Challenge ->
Each line from the top of the listing through the one holding "ax.spines[s].set_linewidth(0.9)" should be restated word for word, with nothing added and no pictures.

The data ->
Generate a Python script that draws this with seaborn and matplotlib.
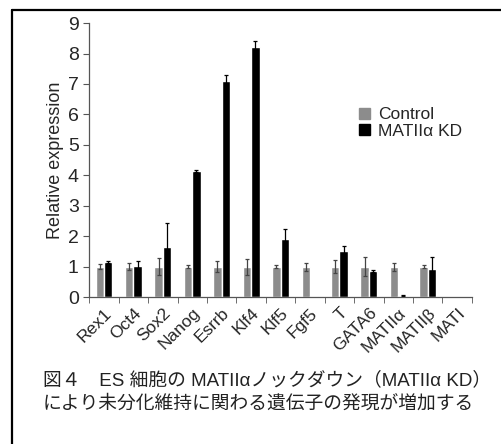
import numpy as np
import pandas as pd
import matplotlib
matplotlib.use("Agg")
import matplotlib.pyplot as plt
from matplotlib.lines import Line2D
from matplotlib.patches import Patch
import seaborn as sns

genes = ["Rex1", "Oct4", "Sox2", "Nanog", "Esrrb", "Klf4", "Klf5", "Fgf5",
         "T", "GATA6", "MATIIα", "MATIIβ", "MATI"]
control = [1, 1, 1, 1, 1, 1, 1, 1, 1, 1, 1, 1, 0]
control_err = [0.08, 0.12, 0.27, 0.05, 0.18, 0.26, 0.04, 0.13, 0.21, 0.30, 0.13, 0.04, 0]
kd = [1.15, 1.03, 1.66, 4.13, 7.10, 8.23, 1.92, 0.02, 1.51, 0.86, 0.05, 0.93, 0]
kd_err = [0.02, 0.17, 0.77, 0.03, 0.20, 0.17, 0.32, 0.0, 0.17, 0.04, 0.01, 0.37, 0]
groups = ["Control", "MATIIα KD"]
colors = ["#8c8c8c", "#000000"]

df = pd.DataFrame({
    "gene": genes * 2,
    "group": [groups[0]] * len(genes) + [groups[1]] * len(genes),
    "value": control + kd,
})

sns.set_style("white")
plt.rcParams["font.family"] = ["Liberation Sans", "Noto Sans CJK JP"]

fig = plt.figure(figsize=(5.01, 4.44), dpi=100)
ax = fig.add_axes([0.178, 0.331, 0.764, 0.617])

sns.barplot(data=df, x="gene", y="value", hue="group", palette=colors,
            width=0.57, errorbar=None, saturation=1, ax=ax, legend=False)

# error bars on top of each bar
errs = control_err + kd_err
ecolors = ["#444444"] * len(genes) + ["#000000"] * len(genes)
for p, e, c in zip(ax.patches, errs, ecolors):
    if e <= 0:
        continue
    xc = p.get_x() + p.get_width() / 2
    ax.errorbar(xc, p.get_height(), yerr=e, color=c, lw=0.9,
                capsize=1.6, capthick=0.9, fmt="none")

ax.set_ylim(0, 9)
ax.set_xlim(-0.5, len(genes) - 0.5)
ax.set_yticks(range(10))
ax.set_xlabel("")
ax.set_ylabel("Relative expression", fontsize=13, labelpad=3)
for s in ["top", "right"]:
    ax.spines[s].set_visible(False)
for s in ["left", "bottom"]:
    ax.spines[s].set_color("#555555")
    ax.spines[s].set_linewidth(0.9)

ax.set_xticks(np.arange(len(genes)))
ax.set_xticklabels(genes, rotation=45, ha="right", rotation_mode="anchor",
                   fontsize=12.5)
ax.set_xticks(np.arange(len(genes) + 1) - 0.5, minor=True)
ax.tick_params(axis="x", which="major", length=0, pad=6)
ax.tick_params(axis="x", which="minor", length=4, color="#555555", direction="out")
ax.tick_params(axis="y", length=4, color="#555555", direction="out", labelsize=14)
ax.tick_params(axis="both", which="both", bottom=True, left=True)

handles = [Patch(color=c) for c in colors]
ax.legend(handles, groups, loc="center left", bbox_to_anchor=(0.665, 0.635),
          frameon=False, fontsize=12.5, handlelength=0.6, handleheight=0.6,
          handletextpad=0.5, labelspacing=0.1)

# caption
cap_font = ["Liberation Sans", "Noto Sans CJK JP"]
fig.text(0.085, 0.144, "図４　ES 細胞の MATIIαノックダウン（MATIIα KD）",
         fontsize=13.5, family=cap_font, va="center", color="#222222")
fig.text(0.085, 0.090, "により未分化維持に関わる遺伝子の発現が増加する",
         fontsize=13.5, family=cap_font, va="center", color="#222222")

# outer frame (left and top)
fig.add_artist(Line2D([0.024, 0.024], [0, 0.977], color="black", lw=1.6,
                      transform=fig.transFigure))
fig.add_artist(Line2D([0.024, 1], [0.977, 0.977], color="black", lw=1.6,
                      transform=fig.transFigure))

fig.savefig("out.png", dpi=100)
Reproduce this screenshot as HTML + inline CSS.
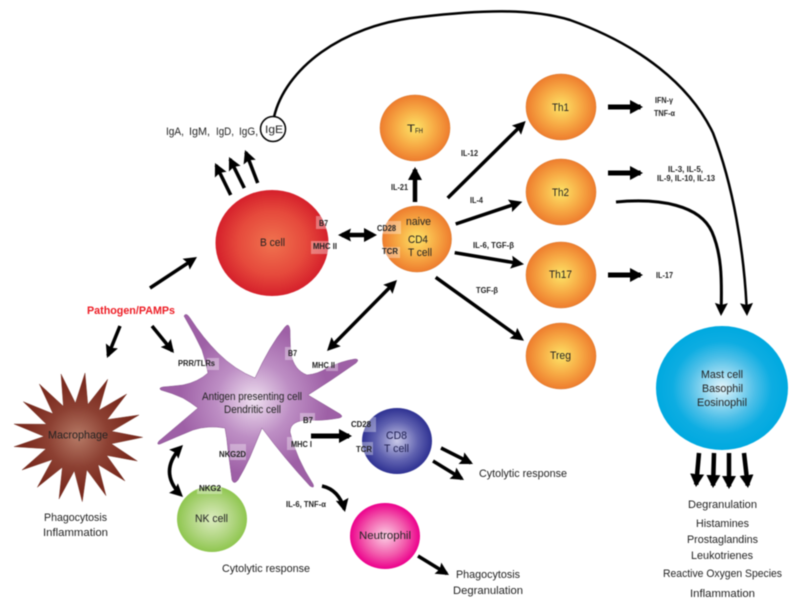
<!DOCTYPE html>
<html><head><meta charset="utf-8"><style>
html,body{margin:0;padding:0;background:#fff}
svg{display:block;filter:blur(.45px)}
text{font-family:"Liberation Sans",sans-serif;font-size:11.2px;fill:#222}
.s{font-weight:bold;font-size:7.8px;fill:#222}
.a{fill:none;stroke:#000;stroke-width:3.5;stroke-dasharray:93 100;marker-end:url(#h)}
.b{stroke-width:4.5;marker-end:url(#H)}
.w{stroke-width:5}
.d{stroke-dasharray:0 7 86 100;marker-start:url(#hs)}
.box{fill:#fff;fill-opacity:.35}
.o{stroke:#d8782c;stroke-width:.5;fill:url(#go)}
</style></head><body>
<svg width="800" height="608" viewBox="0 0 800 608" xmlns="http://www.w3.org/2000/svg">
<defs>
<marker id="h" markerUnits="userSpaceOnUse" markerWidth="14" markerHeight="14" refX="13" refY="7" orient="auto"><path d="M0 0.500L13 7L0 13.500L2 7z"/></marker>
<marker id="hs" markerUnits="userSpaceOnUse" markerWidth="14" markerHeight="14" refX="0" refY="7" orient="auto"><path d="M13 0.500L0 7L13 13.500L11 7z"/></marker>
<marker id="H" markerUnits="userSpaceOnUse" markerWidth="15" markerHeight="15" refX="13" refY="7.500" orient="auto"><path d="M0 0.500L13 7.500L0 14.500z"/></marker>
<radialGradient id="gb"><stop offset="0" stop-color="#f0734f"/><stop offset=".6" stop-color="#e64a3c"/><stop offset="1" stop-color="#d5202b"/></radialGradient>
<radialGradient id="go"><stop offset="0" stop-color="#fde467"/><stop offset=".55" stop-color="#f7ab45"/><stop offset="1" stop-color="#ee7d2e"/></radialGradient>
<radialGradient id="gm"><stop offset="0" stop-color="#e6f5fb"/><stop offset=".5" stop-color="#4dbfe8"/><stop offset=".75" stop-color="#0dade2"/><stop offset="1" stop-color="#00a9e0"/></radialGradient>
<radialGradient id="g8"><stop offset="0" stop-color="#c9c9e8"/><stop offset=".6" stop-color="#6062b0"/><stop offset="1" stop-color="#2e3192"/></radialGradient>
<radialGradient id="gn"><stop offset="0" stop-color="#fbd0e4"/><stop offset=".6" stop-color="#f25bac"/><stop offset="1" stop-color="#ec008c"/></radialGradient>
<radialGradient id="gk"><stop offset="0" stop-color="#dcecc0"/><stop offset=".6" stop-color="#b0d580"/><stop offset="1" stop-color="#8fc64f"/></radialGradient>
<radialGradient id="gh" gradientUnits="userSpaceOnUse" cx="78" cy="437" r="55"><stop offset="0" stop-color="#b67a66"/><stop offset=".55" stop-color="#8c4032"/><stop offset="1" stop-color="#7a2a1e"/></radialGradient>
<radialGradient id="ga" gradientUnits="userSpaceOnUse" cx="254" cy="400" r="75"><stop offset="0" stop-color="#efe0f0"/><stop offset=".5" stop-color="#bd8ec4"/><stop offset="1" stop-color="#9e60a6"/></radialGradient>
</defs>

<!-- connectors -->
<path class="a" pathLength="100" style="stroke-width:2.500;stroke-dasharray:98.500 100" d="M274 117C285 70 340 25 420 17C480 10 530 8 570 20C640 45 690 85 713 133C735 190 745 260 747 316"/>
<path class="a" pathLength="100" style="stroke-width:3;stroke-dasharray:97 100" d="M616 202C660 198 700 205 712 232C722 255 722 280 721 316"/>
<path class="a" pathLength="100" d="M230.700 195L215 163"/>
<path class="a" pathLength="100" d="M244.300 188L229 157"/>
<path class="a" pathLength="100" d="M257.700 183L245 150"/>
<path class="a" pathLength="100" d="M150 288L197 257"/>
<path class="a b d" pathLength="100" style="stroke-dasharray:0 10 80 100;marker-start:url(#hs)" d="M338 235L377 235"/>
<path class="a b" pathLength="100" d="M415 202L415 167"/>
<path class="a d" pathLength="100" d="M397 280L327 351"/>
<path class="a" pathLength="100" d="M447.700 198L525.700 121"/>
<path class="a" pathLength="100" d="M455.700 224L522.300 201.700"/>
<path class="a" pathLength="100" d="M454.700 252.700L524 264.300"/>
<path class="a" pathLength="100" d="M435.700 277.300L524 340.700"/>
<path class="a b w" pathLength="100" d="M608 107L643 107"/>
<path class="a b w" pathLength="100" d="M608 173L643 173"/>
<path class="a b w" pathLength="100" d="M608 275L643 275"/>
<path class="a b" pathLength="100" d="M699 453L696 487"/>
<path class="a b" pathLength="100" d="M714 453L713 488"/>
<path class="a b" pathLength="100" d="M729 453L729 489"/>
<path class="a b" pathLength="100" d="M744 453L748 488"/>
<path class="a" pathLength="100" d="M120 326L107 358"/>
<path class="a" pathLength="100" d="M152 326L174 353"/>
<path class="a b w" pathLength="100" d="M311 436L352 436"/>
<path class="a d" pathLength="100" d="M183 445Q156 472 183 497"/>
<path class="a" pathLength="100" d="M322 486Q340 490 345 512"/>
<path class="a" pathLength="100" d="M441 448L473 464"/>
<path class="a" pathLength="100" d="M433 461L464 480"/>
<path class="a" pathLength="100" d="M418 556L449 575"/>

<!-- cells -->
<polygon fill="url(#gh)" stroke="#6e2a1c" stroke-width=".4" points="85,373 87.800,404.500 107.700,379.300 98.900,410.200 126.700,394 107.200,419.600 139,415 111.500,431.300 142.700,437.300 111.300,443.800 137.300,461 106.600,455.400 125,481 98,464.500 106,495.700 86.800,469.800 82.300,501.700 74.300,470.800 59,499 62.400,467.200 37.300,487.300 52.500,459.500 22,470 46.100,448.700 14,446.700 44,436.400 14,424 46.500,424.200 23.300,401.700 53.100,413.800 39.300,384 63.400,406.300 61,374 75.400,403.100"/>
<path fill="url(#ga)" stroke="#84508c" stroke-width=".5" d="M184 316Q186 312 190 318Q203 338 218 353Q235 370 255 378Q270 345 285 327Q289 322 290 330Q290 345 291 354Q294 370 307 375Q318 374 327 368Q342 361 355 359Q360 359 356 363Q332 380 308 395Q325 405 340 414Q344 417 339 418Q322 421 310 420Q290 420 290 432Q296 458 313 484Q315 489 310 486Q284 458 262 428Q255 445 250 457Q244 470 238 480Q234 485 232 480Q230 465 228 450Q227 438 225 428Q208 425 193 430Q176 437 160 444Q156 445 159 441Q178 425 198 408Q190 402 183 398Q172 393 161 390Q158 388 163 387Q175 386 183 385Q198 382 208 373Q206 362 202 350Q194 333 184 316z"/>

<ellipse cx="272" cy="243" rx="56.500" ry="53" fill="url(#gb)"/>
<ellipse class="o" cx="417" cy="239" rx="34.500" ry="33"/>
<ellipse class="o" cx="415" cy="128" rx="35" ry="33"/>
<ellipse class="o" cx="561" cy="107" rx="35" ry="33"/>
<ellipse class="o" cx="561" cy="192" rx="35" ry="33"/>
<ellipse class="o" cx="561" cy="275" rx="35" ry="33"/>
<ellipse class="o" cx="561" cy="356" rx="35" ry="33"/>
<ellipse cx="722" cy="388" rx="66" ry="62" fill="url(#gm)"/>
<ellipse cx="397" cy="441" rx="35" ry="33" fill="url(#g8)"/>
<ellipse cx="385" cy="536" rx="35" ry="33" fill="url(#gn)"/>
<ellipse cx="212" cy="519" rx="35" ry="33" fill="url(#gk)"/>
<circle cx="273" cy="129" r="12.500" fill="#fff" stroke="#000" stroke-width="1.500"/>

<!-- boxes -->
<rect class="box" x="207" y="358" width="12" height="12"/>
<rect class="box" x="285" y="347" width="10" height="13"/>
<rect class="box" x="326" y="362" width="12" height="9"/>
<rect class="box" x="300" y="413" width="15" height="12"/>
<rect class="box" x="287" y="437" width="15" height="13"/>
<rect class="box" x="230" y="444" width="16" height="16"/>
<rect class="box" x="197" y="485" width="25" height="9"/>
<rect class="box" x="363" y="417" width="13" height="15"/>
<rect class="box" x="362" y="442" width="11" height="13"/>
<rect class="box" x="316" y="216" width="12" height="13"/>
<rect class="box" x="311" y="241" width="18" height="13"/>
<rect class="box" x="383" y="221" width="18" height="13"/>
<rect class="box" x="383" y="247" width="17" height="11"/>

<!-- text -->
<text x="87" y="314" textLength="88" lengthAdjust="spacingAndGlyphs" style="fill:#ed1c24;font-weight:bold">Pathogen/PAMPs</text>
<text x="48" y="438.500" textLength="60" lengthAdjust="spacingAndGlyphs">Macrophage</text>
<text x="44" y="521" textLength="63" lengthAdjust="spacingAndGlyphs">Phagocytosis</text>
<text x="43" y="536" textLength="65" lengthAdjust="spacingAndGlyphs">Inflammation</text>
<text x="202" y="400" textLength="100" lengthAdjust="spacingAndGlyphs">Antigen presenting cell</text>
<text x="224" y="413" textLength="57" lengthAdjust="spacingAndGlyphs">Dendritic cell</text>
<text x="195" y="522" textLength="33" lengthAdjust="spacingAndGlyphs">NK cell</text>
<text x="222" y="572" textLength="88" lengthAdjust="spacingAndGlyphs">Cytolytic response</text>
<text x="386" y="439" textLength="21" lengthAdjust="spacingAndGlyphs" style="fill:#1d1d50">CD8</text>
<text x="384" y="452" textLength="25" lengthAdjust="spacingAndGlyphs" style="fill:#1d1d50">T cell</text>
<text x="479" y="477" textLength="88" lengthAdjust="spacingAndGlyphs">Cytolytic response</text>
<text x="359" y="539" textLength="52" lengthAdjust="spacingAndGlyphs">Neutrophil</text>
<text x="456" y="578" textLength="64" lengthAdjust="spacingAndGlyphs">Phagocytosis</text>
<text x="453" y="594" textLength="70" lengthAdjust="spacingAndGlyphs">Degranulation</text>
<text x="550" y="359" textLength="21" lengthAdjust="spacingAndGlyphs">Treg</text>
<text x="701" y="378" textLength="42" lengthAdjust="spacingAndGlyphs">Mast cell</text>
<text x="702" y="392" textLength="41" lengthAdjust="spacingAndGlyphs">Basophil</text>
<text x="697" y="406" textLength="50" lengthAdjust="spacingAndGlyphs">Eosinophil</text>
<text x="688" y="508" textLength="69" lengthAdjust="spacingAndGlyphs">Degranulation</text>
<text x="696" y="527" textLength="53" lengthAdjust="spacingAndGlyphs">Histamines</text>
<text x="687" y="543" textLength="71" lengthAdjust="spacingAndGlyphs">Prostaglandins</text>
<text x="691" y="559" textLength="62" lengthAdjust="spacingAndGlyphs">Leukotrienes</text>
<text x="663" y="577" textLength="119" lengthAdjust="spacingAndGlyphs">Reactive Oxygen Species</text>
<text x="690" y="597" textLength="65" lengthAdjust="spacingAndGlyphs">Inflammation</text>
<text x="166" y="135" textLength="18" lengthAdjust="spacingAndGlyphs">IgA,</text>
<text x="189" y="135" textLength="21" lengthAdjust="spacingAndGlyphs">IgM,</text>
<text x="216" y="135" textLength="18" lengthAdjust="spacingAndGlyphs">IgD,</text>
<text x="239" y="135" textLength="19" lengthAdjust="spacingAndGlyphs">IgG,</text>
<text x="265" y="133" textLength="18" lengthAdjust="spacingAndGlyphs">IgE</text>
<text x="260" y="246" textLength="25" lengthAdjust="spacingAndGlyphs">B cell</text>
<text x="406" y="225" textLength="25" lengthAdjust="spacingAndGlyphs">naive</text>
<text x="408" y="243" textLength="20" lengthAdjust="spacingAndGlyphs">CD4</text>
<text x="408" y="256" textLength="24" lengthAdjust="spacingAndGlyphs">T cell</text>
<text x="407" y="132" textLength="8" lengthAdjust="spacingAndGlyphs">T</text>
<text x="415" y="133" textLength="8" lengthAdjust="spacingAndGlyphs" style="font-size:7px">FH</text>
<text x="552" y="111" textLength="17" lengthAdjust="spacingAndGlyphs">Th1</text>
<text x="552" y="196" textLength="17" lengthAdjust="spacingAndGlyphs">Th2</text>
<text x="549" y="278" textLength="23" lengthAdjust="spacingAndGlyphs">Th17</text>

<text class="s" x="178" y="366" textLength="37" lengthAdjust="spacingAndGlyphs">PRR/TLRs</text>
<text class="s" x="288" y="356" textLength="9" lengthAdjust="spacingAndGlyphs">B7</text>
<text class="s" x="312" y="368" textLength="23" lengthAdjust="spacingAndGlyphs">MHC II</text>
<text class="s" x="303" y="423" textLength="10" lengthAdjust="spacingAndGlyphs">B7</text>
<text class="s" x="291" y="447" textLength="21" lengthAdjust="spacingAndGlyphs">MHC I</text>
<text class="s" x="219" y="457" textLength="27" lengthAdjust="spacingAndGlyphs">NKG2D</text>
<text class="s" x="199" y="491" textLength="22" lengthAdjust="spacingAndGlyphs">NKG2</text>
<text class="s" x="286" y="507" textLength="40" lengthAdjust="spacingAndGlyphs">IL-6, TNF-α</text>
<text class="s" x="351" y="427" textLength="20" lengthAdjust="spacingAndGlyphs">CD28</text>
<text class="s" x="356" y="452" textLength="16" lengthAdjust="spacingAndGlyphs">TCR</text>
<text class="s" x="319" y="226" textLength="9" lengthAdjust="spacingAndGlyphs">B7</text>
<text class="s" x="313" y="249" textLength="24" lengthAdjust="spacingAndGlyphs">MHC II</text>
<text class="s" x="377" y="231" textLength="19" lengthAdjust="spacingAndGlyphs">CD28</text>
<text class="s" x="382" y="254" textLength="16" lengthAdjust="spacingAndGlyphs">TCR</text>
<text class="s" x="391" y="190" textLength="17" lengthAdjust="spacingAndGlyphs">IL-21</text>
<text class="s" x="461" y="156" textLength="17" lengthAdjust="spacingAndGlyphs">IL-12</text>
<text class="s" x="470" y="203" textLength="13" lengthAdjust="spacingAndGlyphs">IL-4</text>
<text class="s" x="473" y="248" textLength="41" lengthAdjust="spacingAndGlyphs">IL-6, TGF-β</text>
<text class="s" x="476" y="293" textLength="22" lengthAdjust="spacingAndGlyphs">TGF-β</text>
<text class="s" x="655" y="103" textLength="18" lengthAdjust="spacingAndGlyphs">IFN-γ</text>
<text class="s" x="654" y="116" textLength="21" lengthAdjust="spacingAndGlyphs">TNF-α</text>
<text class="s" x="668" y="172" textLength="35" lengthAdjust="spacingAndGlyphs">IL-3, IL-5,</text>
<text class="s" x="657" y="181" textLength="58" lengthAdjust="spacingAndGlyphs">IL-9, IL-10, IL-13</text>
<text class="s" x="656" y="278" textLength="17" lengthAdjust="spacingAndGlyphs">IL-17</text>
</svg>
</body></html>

Output for this exercise ->
Generate a Python script that draws this with seaborn and matplotlib.
import numpy as np
import pandas as pd
import matplotlib
matplotlib.use("Agg")
import matplotlib.pyplot as plt
from matplotlib.lines import Line2D
from matplotlib.patches import Patch
import seaborn as sns

genes = ["Rex1", "Oct4", "Sox2", "Nanog", "Esrrb", "Klf4", "Klf5", "Fgf5",
         "T", "GATA6", "MATIIα", "MATIIβ", "MATI"]
control = [1, 1, 1, 1, 1, 1, 1, 1, 1, 1, 1, 1, 0]
control_err = [0.08, 0.12, 0.27, 0.05, 0.18, 0.26, 0.04, 0.13, 0.21, 0.30, 0.13, 0.04, 0]
kd = [1.15, 1.03, 1.66, 4.13, 7.10, 8.23, 1.92, 0.02, 1.51, 0.86, 0.05, 0.93, 0]
kd_err = [0.02, 0.17, 0.77, 0.03, 0.20, 0.17, 0.32, 0.0, 0.17, 0.04, 0.01, 0.37, 0]
groups = ["Control", "MATIIα KD"]
colors = ["#8c8c8c", "#000000"]

df = pd.DataFrame({
    "gene": genes * 2,
    "group": [groups[0]] * len(genes) + [groups[1]] * len(genes),
    "value": control + kd,
})

sns.set_style("white")
plt.rcParams["font.family"] = ["Liberation Sans", "Noto Sans CJK JP"]

fig = plt.figure(figsize=(5.01, 4.44), dpi=100)
ax = fig.add_axes([0.178, 0.331, 0.764, 0.617])

sns.barplot(data=df, x="gene", y="value", hue="group", palette=colors,
            width=0.57, errorbar=None, saturation=1, ax=ax, legend=False)

# error bars on top of each bar
errs = control_err + kd_err
ecolors = ["#444444"] * len(genes) + ["#000000"] * len(genes)
for p, e, c in zip(ax.patches, errs, ecolors):
    if e <= 0:
        continue
    xc = p.get_x() + p.get_width() / 2
    ax.errorbar(xc, p.get_height(), yerr=e, color=c, lw=0.9,
                capsize=1.6, capthick=0.9, fmt="none")

ax.set_ylim(0, 9)
ax.set_xlim(-0.5, len(genes) - 0.5)
ax.set_yticks(range(10))
ax.set_xlabel("")
ax.set_ylabel("Relative expression", fontsize=13, labelpad=3)
for s in ["top", "right"]:
    ax.spines[s].set_visible(False)
for s in ["left", "bottom"]:
    ax.spines[s].set_color("#555555")
    ax.spines[s].set_linewidth(0.9)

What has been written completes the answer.